I hope it is okay to just ask a buch of questions. These are issues 
that could likely be answered when finding the right kind of 
publications. Just that I am not quite sure where to look ... maybe 
anthropological literature? 

(1) Passports and other ID documents:
My impression thus far is that IN EUROPE and the U.S. passports and IDs 
where much less important during the first half of the 20th century, 
specifically before 1939, than they were after World War II. To clarify 
what I mean: it seems that it was extremely easy to e.g. change one's 
name, to change entire identities, carry several names at the same 
time, several nationalities also. It further seems that in peaceful 
times neither European nor U.S. government offices where that much 
interested in the real "historic" identities of people living in their 
national territories. I say this as I came across more and more cases 
where it had been evident to the authorities that the historical 
identity given in a person's passport did not match up with the actual 
person, and this had no consequences of any sort. One explanation is to 
argue that the technical means of today's total surveillance society 
where simply not there. The other, partial explanation would be that 
there was a different mindset at work where "identities" like personal 
names and nationalities where far more fluid than they are today. If I 
"reactivate" my almost lost childhood memories and recall conversations 
with family or neighbors who where born in the 1880s to early 1900s, 
then I would certainly favor this second explanation. They quite 
"naturally" talked about changing all sorts of identities as 
needed--hard for me to summarize this in a sentence or two. (That is 
certainly a very objective statement.) Is the life-long invisible data 
string of name, nationality, and fingerprints directly related with the 
development of nation-states? It would in that case be a real 
latecomer. I would be interested in any information or thoughts on this 
issue, both for the West and for East Asia.

(2) Marriages & Divorces:
When was something like a "divorce" being introduced in Korea--I mean 
in the sense that it would be recorded with some administrative 
'paperwork' with a public office? How where divorces handled during the 
colonial period? That is, would a man (my focus is of the men here) be 
able to remarry with any sort of traditional marriage ceremony without 
any sort of official paperwork under Japanese rule? I am sure there is 
literature out there on this issue, probably a lot, I just don't know 
it. Any suggestions what to read (for a good overview).

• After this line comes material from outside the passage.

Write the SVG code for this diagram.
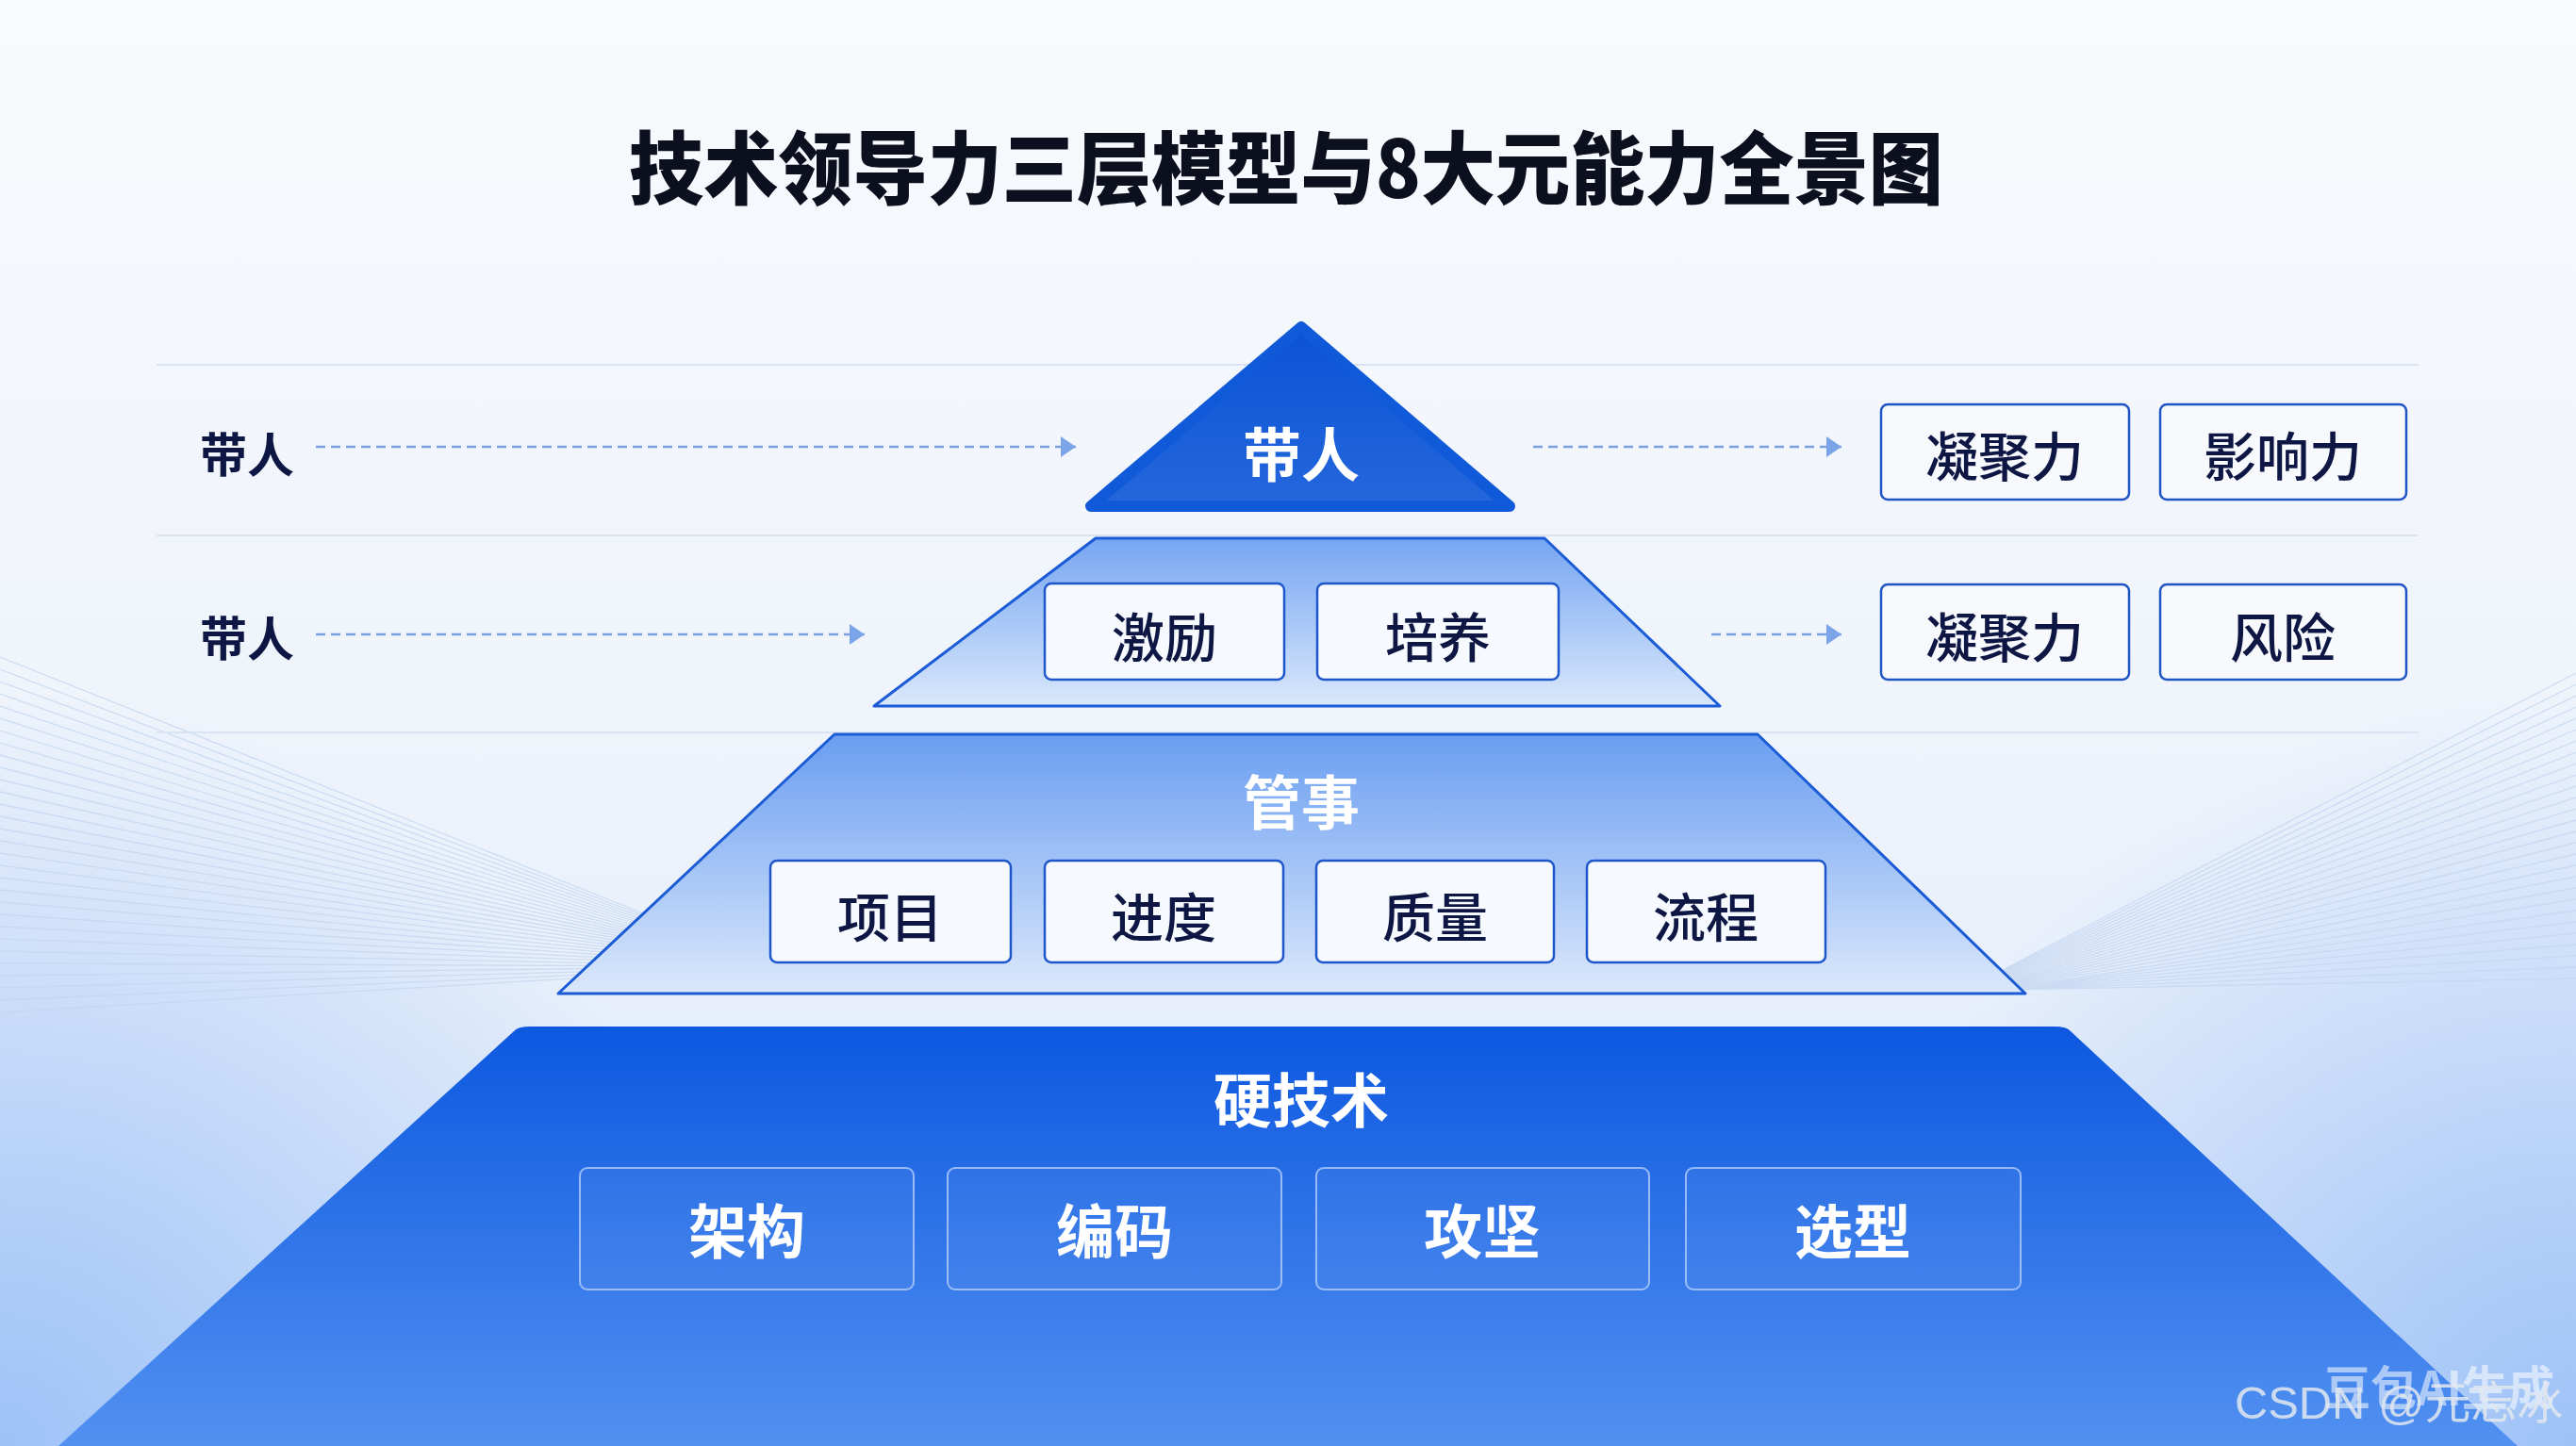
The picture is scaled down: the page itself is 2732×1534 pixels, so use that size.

(3) Jap. colonial diplomatic and Secret Police records:
Has anyone information if Japanese colonial diplomatic and Secret 
Police records were burned 1945 (in Korea) before Soviet and American 
troops came? I noticed that records about e.g. Korean political 
activities on the peninsular but also in Manchuria and China are 
relatively extensive and detailed while others regarding Koreans in the 
U.S. and Europe seem so poor that I can hardly imagine we now have all 
there was. (To be sure, I do NOT have any sort of clear overview on 
this--it is all fragmentary, and therefore also a question based on 
fragmentary knowledge.) There should be more than a hundred times the 
amount of records that we now see in the archives, that also becomes 
evident when going through e.g. British or German records in the 
Foreign Offices of the time and see the references to Jap. sources. Any 
thoughts or information?

Thank you!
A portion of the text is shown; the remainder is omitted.